** Start SUPPLIED INFORMATION **

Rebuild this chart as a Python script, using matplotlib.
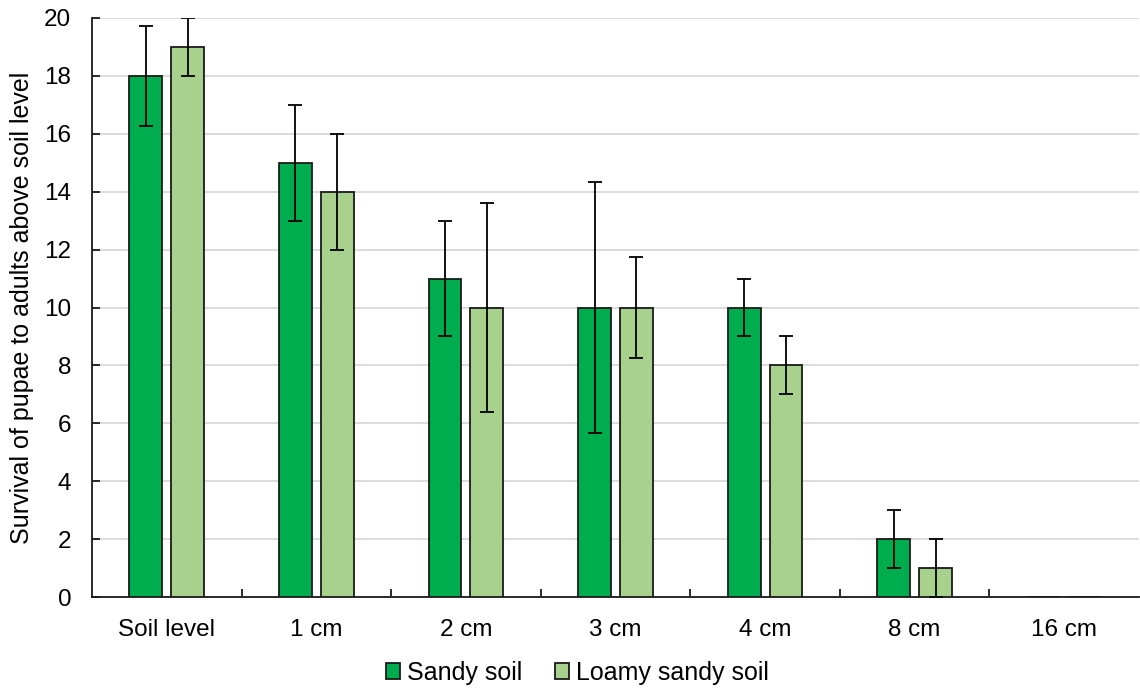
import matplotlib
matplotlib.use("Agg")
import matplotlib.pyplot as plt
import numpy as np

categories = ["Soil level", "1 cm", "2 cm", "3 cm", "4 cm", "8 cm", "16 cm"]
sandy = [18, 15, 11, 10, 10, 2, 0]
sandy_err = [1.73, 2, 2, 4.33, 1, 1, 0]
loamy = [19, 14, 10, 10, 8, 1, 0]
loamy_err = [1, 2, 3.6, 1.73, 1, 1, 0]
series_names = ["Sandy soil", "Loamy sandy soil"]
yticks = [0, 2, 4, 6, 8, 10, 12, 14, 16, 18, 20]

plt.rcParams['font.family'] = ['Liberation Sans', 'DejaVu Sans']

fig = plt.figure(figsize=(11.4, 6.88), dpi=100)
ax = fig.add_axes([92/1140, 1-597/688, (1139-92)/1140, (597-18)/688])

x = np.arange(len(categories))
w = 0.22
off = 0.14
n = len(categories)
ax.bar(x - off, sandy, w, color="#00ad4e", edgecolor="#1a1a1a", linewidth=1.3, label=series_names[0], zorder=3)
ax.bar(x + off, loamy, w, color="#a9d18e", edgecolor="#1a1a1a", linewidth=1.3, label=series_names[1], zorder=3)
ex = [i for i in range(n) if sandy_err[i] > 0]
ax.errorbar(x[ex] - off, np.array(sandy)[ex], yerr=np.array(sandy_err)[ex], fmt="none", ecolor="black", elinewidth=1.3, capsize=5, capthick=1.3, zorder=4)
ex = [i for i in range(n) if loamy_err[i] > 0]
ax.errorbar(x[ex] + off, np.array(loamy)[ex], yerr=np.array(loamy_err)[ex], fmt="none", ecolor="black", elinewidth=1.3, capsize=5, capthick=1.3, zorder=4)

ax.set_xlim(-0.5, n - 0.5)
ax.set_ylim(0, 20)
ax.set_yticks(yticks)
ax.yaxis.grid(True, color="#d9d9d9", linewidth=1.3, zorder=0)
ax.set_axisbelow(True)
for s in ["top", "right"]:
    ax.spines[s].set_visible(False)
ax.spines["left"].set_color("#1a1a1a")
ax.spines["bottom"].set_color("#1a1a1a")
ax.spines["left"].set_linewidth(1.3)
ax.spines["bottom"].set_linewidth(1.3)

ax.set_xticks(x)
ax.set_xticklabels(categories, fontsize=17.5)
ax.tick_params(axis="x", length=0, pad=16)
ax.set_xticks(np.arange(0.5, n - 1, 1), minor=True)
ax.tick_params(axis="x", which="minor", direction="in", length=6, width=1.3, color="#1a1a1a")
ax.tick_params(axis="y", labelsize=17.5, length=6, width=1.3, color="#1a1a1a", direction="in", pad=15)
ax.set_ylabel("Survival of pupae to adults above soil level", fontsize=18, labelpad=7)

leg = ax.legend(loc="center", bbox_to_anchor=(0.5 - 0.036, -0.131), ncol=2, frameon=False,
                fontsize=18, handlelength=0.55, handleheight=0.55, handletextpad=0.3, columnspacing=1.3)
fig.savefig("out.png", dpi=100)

** End SUPPLIED INFORMATION **

PROBLEM REQUIREMENTS — Return only the number of lines in the data that contain "matplotlib".

ANSWER FOR THIS EXERCISE — 4